** BEGIN **

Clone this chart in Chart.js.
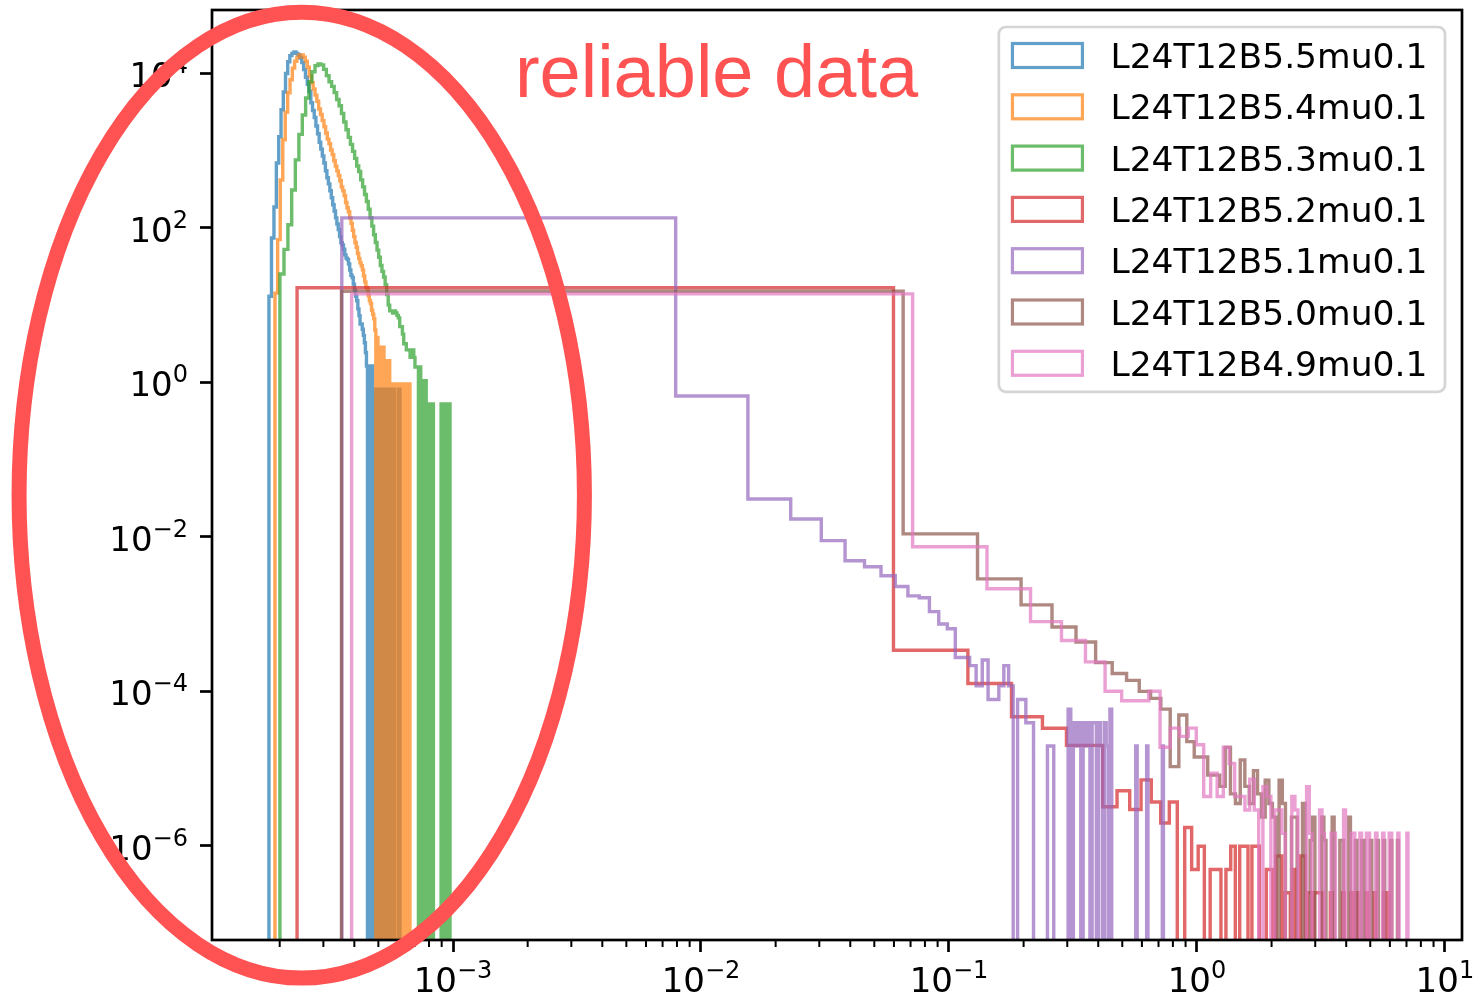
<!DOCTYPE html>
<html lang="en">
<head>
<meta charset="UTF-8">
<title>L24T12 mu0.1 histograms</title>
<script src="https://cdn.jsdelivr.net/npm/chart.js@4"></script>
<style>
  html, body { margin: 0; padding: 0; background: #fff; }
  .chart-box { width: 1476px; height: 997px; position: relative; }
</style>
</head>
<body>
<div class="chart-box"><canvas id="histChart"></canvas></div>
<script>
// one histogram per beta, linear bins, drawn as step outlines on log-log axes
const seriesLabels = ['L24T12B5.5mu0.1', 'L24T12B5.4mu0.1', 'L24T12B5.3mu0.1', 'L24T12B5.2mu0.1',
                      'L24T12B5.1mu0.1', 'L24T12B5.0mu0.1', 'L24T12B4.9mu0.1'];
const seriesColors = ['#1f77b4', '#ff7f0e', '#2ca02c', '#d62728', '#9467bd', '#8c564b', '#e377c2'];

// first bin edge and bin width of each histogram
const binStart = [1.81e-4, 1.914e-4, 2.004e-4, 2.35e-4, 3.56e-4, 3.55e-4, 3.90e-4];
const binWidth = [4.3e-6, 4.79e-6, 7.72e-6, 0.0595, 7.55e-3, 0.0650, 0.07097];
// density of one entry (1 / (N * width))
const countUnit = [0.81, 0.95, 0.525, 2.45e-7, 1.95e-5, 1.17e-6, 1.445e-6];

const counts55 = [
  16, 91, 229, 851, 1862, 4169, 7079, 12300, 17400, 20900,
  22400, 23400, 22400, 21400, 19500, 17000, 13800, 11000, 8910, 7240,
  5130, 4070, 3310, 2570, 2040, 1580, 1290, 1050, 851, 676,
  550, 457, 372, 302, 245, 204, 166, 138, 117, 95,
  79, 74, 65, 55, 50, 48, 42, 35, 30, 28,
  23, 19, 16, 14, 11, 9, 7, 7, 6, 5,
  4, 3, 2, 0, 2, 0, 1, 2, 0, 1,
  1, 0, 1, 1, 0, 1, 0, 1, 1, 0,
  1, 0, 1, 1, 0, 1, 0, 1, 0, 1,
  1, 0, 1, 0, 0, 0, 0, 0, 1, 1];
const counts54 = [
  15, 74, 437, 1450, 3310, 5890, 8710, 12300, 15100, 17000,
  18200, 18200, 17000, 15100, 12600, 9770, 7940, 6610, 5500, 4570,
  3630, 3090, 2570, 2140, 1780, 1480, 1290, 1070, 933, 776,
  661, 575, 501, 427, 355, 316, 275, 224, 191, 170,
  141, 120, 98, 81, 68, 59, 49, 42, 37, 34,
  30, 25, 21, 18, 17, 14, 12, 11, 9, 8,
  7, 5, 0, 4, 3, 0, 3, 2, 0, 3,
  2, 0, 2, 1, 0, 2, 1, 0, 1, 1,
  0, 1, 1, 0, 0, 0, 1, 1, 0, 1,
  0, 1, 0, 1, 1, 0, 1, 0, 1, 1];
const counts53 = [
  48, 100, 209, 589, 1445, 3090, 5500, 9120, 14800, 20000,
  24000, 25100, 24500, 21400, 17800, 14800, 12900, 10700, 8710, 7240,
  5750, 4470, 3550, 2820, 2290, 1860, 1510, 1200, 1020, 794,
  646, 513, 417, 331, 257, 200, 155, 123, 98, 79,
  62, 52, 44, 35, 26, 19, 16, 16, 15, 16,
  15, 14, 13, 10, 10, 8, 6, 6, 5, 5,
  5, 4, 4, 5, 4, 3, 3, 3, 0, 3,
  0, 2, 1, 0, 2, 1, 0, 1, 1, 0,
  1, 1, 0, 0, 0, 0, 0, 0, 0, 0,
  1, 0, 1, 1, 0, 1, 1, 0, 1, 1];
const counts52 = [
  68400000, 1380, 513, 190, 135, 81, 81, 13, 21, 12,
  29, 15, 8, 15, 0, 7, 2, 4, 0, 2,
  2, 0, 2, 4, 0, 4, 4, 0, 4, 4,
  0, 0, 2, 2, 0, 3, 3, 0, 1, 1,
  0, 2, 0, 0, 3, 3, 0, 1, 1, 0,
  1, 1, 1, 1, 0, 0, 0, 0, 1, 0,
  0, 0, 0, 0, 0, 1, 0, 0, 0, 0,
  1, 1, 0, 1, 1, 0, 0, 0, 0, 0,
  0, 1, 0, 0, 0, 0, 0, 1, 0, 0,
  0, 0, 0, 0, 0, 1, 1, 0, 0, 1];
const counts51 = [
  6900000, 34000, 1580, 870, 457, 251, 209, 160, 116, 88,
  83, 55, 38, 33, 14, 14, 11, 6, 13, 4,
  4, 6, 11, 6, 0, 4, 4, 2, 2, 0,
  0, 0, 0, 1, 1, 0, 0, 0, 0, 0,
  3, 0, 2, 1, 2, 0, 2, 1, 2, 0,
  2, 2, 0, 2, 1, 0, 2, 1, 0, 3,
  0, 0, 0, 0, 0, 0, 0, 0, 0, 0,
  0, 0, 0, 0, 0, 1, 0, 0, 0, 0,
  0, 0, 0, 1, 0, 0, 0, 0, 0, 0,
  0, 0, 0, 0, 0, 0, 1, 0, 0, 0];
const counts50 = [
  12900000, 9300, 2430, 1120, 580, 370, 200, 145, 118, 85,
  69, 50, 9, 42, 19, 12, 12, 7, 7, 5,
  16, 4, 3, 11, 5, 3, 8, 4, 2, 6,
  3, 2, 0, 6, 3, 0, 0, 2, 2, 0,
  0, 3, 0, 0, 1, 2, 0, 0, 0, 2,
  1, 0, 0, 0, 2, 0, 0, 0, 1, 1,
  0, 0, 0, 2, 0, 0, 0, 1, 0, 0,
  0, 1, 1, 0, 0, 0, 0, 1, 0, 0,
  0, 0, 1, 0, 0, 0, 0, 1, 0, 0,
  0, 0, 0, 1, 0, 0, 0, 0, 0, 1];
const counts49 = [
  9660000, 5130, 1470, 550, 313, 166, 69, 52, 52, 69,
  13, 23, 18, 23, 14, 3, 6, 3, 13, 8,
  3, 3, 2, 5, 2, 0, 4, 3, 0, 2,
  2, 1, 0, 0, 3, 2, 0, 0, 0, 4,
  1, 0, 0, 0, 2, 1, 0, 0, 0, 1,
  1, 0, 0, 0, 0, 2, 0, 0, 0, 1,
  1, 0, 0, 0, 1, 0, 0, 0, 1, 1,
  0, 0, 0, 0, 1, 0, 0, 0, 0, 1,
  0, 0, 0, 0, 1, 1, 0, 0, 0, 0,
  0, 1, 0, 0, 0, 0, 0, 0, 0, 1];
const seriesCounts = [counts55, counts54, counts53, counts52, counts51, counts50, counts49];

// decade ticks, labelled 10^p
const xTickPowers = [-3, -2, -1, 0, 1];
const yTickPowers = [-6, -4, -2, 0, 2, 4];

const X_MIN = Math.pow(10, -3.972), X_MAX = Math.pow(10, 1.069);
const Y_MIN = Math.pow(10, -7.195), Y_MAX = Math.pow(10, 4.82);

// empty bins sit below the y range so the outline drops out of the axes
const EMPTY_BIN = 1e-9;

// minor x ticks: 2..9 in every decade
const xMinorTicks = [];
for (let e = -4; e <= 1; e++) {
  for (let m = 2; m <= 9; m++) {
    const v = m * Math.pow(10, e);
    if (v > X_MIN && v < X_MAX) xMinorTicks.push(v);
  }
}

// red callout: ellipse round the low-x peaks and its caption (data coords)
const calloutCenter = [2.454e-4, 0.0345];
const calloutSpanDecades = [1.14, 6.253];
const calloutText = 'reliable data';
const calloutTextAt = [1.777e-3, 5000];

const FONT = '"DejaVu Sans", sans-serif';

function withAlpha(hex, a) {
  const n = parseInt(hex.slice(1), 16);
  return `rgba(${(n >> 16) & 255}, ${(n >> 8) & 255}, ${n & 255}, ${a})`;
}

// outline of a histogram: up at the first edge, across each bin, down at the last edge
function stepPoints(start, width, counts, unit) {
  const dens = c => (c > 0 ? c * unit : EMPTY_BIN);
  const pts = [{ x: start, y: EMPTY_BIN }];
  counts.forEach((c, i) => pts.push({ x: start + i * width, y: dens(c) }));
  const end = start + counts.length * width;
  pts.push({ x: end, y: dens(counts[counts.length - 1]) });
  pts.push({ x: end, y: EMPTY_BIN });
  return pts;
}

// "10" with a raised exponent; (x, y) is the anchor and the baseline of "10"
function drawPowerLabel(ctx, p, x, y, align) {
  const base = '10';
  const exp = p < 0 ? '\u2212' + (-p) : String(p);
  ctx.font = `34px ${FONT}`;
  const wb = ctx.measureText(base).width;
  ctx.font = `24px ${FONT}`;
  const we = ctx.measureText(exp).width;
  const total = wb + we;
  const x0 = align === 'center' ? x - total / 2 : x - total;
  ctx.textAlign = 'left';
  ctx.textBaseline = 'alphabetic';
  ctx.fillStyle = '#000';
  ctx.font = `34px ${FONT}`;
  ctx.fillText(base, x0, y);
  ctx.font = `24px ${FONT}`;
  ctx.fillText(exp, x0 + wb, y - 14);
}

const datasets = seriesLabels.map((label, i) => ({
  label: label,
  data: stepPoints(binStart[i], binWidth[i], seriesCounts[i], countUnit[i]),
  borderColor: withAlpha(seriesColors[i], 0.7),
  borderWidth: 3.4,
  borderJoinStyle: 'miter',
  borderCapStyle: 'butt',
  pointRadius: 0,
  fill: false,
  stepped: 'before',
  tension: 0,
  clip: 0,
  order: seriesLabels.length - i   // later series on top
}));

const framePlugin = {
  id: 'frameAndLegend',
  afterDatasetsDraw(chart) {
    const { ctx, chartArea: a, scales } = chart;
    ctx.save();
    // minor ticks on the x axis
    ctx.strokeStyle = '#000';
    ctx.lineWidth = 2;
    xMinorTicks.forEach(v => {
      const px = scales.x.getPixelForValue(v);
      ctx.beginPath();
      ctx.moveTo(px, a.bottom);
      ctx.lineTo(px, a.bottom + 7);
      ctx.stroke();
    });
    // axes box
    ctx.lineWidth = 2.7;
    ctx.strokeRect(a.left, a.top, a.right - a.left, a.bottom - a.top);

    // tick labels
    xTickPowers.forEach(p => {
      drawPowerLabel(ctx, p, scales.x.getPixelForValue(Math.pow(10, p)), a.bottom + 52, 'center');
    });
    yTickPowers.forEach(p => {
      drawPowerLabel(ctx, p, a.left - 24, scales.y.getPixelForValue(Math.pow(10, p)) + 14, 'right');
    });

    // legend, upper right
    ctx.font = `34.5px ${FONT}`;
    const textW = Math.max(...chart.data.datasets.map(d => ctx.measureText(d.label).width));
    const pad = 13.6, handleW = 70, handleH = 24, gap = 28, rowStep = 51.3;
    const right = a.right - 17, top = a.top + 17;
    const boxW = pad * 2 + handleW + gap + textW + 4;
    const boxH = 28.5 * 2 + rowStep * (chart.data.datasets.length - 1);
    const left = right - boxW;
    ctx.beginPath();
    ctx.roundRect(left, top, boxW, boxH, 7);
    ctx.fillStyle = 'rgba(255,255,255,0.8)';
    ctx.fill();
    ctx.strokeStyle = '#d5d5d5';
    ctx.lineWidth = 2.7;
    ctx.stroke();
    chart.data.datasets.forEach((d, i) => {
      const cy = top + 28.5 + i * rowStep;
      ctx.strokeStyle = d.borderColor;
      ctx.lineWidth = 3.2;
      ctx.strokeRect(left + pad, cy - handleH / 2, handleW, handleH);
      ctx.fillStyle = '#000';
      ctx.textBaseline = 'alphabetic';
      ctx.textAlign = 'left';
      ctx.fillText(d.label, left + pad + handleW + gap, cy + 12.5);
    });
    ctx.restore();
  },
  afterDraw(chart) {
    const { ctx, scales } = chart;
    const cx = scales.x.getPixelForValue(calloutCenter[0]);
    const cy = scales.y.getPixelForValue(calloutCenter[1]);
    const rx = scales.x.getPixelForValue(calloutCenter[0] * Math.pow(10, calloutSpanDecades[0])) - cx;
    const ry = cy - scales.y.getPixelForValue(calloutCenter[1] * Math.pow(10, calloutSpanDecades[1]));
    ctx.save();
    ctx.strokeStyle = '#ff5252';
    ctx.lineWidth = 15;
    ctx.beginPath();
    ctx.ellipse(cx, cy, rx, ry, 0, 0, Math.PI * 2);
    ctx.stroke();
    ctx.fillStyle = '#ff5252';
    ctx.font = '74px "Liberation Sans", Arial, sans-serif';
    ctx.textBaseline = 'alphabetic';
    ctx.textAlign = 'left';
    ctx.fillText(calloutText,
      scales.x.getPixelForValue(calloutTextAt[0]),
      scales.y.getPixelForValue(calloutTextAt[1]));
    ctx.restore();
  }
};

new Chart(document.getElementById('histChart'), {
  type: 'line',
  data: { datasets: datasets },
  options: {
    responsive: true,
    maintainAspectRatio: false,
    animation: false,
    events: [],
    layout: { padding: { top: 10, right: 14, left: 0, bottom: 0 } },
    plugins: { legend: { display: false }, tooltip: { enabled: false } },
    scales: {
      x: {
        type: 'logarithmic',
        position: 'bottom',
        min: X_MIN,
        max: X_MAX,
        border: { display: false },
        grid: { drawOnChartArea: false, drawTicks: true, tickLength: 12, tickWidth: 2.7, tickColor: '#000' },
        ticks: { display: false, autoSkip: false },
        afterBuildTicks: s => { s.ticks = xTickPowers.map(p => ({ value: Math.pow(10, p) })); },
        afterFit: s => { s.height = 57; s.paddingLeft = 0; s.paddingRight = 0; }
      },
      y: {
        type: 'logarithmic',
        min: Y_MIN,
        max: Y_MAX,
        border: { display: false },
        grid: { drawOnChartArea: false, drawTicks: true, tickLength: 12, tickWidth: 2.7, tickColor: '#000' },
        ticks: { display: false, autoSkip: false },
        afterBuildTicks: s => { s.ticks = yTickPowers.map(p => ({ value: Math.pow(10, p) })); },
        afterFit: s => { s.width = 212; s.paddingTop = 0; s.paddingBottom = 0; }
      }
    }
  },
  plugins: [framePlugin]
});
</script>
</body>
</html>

** END **

Exercise brief -
Everything from the top line of the data down to and including the line with "1.95e-5, 1.17e-6, 1.445e-6];" is to be copied, except the pictures.

Solution to this problem -
Clone this chart in Chart.js.
<!DOCTYPE html>
<html lang="en">
<head>
<meta charset="UTF-8">
<title>L24T12 mu0.1 histograms</title>
<script src="https://cdn.jsdelivr.net/npm/chart.js@4"></script>
<style>
  html, body { margin: 0; padding: 0; background: #fff; }
  .chart-box { width: 1476px; height: 997px; position: relative; }
</style>
</head>
<body>
<div class="chart-box"><canvas id="histChart"></canvas></div>
<script>
// one histogram per beta, linear bins, drawn as step outlines on log-log axes
const seriesLabels = ['L24T12B5.5mu0.1', 'L24T12B5.4mu0.1', 'L24T12B5.3mu0.1', 'L24T12B5.2mu0.1',
                      'L24T12B5.1mu0.1', 'L24T12B5.0mu0.1', 'L24T12B4.9mu0.1'];
const seriesColors = ['#1f77b4', '#ff7f0e', '#2ca02c', '#d62728', '#9467bd', '#8c564b', '#e377c2'];

// first bin edge and bin width of each histogram
const binStart = [1.81e-4, 1.914e-4, 2.004e-4, 2.35e-4, 3.56e-4, 3.55e-4, 3.90e-4];
const binWidth = [4.3e-6, 4.79e-6, 7.72e-6, 0.0595, 7.55e-3, 0.0650, 0.07097];
// density of one entry (1 / (N * width))
const countUnit = [0.81, 0.95, 0.525, 2.45e-7, 1.95e-5, 1.17e-6, 1.445e-6];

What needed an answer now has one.